EXERCISE INSTRUCTIONS: What is needed is the run of lines from the one containing "Clone this chart in Apache ECharts." through the one containing "8.8, 8.0, 4.1];", echoed exactly, with both ends kept and nothing added.

DATASET RECORDS:

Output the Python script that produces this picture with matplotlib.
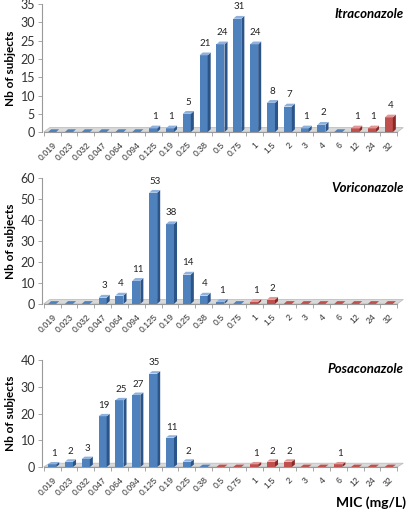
--
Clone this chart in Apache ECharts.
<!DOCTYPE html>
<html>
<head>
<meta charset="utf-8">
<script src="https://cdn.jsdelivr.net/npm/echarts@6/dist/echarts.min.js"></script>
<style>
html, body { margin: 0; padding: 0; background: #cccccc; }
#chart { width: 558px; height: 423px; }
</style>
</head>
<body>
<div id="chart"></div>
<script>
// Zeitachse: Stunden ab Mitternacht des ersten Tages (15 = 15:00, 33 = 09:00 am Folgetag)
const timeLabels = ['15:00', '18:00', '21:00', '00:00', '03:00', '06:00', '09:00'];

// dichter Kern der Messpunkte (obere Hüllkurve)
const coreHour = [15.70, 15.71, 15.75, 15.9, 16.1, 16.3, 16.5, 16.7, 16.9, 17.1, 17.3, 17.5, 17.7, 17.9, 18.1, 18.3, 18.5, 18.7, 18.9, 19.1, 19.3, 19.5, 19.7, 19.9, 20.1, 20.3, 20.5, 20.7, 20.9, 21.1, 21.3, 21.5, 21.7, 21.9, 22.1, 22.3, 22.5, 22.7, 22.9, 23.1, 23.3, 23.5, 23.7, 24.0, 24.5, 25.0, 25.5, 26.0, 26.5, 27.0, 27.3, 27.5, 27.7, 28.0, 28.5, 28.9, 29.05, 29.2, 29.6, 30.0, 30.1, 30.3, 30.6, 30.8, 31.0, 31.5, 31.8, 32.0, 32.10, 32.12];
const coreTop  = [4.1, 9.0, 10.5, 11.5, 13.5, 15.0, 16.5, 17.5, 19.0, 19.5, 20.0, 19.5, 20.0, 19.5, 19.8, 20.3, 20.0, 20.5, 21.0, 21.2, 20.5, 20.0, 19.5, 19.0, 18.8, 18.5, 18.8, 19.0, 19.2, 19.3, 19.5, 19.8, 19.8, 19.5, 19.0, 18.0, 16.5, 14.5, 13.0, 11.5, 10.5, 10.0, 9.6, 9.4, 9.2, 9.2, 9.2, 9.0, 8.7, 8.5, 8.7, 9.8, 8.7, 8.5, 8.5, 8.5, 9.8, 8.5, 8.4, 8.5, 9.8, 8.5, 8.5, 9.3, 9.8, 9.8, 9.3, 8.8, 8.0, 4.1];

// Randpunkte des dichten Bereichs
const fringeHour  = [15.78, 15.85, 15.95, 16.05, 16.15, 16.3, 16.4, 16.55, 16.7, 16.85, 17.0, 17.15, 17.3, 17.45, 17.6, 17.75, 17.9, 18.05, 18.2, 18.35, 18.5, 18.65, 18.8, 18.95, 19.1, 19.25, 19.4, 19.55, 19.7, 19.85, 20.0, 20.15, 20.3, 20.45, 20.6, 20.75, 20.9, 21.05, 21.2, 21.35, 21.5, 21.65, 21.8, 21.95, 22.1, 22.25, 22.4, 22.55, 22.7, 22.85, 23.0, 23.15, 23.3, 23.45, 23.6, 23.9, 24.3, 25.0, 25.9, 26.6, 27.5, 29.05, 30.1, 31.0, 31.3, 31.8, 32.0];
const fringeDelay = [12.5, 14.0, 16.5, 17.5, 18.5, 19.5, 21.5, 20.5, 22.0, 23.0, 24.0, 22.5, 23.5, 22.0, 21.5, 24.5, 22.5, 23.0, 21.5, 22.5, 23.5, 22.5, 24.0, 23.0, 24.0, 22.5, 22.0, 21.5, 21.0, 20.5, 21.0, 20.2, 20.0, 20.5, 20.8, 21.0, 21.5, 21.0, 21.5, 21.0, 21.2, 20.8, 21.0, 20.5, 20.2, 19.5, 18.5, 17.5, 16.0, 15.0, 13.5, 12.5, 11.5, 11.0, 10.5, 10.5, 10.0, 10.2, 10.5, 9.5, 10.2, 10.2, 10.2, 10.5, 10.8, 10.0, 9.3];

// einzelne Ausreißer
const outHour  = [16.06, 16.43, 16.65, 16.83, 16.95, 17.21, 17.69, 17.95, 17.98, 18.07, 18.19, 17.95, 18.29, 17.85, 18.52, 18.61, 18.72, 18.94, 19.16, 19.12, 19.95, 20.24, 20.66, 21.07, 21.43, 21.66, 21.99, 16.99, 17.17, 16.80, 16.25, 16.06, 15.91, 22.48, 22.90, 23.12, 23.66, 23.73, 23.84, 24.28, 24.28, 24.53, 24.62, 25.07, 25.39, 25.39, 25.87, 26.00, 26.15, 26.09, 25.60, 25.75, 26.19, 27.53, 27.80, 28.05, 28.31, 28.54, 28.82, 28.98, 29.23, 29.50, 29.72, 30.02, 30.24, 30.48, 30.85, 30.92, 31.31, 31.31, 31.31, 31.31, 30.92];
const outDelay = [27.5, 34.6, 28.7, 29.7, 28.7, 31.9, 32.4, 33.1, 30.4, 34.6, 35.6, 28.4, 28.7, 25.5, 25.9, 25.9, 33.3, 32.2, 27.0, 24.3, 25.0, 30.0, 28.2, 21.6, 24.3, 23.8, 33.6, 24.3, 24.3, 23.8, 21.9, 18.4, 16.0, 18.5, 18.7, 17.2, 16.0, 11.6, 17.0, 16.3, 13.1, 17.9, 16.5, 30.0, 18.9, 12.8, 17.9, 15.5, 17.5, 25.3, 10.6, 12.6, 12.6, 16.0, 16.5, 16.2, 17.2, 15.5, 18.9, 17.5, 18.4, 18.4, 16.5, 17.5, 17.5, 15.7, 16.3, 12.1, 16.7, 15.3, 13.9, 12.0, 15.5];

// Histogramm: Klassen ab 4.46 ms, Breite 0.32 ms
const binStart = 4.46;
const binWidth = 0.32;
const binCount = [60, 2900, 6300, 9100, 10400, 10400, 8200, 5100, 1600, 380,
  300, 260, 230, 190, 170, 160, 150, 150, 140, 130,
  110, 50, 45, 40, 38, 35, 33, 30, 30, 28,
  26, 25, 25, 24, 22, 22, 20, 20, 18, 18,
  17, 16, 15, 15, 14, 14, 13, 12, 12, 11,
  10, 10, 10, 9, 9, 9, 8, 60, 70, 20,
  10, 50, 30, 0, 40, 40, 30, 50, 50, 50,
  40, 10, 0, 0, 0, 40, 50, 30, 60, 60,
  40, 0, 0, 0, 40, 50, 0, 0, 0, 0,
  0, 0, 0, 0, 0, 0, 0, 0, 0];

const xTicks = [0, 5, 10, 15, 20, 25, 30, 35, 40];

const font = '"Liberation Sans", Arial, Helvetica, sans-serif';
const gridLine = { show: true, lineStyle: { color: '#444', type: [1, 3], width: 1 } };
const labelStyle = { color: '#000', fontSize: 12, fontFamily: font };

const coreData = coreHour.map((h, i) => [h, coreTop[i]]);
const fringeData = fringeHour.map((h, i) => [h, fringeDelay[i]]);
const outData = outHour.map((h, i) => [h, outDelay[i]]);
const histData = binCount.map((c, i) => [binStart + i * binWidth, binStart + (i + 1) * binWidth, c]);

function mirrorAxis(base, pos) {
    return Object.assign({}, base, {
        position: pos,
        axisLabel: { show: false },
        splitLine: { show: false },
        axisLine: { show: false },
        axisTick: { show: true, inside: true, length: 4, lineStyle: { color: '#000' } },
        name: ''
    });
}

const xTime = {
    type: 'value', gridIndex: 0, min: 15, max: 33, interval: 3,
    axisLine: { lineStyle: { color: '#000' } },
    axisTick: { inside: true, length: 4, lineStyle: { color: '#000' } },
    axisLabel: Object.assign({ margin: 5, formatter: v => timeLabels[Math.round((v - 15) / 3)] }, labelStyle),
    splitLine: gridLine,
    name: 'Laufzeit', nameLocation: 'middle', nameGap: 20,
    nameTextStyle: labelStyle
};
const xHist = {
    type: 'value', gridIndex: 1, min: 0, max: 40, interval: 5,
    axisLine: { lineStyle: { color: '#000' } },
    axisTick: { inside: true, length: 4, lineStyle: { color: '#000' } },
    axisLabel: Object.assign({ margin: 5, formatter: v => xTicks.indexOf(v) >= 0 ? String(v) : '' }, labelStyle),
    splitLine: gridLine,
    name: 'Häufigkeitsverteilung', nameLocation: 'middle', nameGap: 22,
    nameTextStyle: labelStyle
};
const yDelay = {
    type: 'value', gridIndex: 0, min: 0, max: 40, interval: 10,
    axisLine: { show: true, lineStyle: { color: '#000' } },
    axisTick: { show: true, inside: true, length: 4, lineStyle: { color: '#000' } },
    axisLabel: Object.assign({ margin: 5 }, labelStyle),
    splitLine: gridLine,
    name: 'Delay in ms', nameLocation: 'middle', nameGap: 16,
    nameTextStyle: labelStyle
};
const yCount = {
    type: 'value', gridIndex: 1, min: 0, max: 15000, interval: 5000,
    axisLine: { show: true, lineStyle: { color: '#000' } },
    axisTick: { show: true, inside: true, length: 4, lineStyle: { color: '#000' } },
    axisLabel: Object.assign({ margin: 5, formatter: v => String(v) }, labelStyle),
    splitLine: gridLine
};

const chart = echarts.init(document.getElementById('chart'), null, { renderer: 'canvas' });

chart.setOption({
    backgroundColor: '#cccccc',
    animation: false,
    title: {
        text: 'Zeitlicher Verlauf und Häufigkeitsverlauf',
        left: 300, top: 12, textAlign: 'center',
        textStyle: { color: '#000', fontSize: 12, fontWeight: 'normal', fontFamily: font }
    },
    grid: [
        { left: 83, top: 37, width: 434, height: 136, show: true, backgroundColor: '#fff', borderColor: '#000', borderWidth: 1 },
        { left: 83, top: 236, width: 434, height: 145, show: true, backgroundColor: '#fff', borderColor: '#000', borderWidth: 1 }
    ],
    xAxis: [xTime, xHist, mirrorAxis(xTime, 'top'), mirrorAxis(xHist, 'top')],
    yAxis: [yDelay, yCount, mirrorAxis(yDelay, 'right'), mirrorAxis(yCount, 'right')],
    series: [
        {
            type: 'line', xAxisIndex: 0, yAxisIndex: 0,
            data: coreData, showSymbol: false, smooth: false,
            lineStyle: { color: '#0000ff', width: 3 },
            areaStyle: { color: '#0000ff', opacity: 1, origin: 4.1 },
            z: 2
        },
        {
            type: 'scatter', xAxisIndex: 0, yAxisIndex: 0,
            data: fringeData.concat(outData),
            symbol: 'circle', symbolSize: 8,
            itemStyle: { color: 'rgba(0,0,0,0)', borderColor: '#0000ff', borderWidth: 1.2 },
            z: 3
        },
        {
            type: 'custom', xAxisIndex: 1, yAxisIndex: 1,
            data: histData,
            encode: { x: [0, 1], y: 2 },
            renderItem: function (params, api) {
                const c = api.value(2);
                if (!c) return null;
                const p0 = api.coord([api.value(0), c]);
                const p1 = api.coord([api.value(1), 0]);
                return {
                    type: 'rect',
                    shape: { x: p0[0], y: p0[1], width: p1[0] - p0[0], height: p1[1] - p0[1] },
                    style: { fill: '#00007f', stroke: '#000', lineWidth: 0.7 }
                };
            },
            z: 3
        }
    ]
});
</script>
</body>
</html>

RESPONSE TO THE EXERCISE:
Clone this chart in Apache ECharts.
<!DOCTYPE html>
<html>
<head>
<meta charset="utf-8">
<script src="https://cdn.jsdelivr.net/npm/echarts@6/dist/echarts.min.js"></script>
<style>
html, body { margin: 0; padding: 0; background: #cccccc; }
#chart { width: 558px; height: 423px; }
</style>
</head>
<body>
<div id="chart"></div>
<script>
// Zeitachse: Stunden ab Mitternacht des ersten Tages (15 = 15:00, 33 = 09:00 am Folgetag)
const timeLabels = ['15:00', '18:00', '21:00', '00:00', '03:00', '06:00', '09:00'];

// dichter Kern der Messpunkte (obere Hüllkurve)
const coreHour = [15.70, 15.71, 15.75, 15.9, 16.1, 16.3, 16.5, 16.7, 16.9, 17.1, 17.3, 17.5, 17.7, 17.9, 18.1, 18.3, 18.5, 18.7, 18.9, 19.1, 19.3, 19.5, 19.7, 19.9, 20.1, 20.3, 20.5, 20.7, 20.9, 21.1, 21.3, 21.5, 21.7, 21.9, 22.1, 22.3, 22.5, 22.7, 22.9, 23.1, 23.3, 23.5, 23.7, 24.0, 24.5, 25.0, 25.5, 26.0, 26.5, 27.0, 27.3, 27.5, 27.7, 28.0, 28.5, 28.9, 29.05, 29.2, 29.6, 30.0, 30.1, 30.3, 30.6, 30.8, 31.0, 31.5, 31.8, 32.0, 32.10, 32.12];
const coreTop  = [4.1, 9.0, 10.5, 11.5, 13.5, 15.0, 16.5, 17.5, 19.0, 19.5, 20.0, 19.5, 20.0, 19.5, 19.8, 20.3, 20.0, 20.5, 21.0, 21.2, 20.5, 20.0, 19.5, 19.0, 18.8, 18.5, 18.8, 19.0, 19.2, 19.3, 19.5, 19.8, 19.8, 19.5, 19.0, 18.0, 16.5, 14.5, 13.0, 11.5, 10.5, 10.0, 9.6, 9.4, 9.2, 9.2, 9.2, 9.0, 8.7, 8.5, 8.7, 9.8, 8.7, 8.5, 8.5, 8.5, 9.8, 8.5, 8.4, 8.5, 9.8, 8.5, 8.5, 9.3, 9.8, 9.8, 9.3, 8.8, 8.0, 4.1];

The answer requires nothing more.